Should Wilders win the general election, he has promised to walk in the UK's footsteps by removing the Netherlands from the EU. He has also vowed to halt public funding for "development aid, windmills, the arts, innovation and broadcasting", among other sectors, says the Daily Express.

However, it is his focus on immigration, and most notably his outspoken anti-Islam rhetoric, that has drawn both criticism and approval, with Wilders pledging to "de-Islamise" the country by closing borders.

He has also faced legal action for his particular focus on the Moroccan community living in the Netherlands. Last December, he was convicted of inciting discrimination in 2014 after asking a rally: "Do you want, in the Netherlands, more or less Moroccans?" When the crowd responded: "Less. Less," he told them: "Then we'll fix it."

Despite the controversy, Wilders has taken aim at Moroccans during his general election campaign. “Not all are scum, but there is a lot of Moroccan scum in Holland who makes the streets unsafe," he told a group of English-speaking reporters in February.

"If you want to regain your country, if you want to make the Netherlands for the people of the Netherlands, your own home again, then you can only vote for one party," he added.

Could he win?

In short; yes.
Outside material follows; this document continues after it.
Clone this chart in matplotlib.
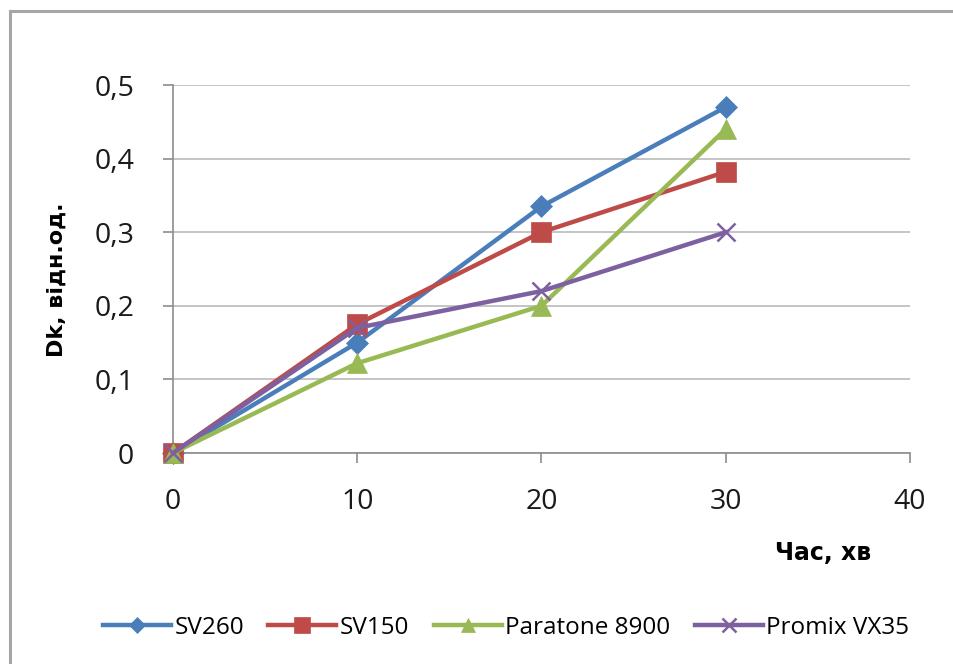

The polls indicate the race for the premiership is a dead heat between Wilders and Rutte. 

Traditionally a country of liberal ideals, the Netherlands has found itself torn at the prospect of electing a candidate as right-wing as Wilders and his rise has created deep divisions in the country, in a similar fashion to the emergence of Donald Trump as US president.

The BBC interviewed locals in Wilders's hometown of Venlo, where some said the politician was "way too racist" and others argued the Netherlands was "too full".

While the outcome of the election is uncertain, the BBC says the PVV generally performs well in pre-election opinion polls but suffers heavy defeats on polling days. 

However, the Huffington Post suggests that by "surfing on Brexit, Trump and the good result of the far-right candidate Norbert Hofer in the Austrian Presidential election last December", Wilders could see the party fortunes change.

How have politicians reacted to Wilders?

Domestic reaction from other Dutch parties has been controversial. After the 2014 Morocco speech that landed Wilders in hot water, many politicians in the Netherlands vowed they would not form a coalition with the PVV, no matter the outcome of the election.

However, the anti-immigration rhetoric has had an undeniable knock-on effect - in January, Rutte took out a full-page advert in several national newspapers and magazines that the Daily Telegraph described as "a sharp shift to the right".

Explicitly taking at immigrants in the Netherlands, the ad highlighted the importance of promoting the "significance of Dutch values", saying: "Discomfort will increase if people misuse our freedom, especially since they came to this country to enjoy those freedoms."

Rutte added: "I understand that people think: if you reject our country fundamentally, I’d rather see you go. I have the same feeling. Act normal or leave."

The advert "stunned members of the Dutch establishment", says the New York Times, and was seen as an attempt by Rutte to win over voters disenchanted by multiculturalism by mirroring Wilders' politics.

What would a Wilders leadership look like?

Due to the fragmented structure of the Dutch parliament, in which smaller parties are forced to form coalitions, Wilders would require the support of at least one other grouping to form a government 

The country's approach to democracy also curtails the most extreme excesses of political rhetoric and the Huffington Post suggests forming a coalition with other parties "would force [Wilders] to moderate his stance on pretty much everything".

However, Rutte's surprisingly anti-immigration ad campaign hints the tide may be turning and that the PVV boss may be able to form a coalition - although it remains unlikely.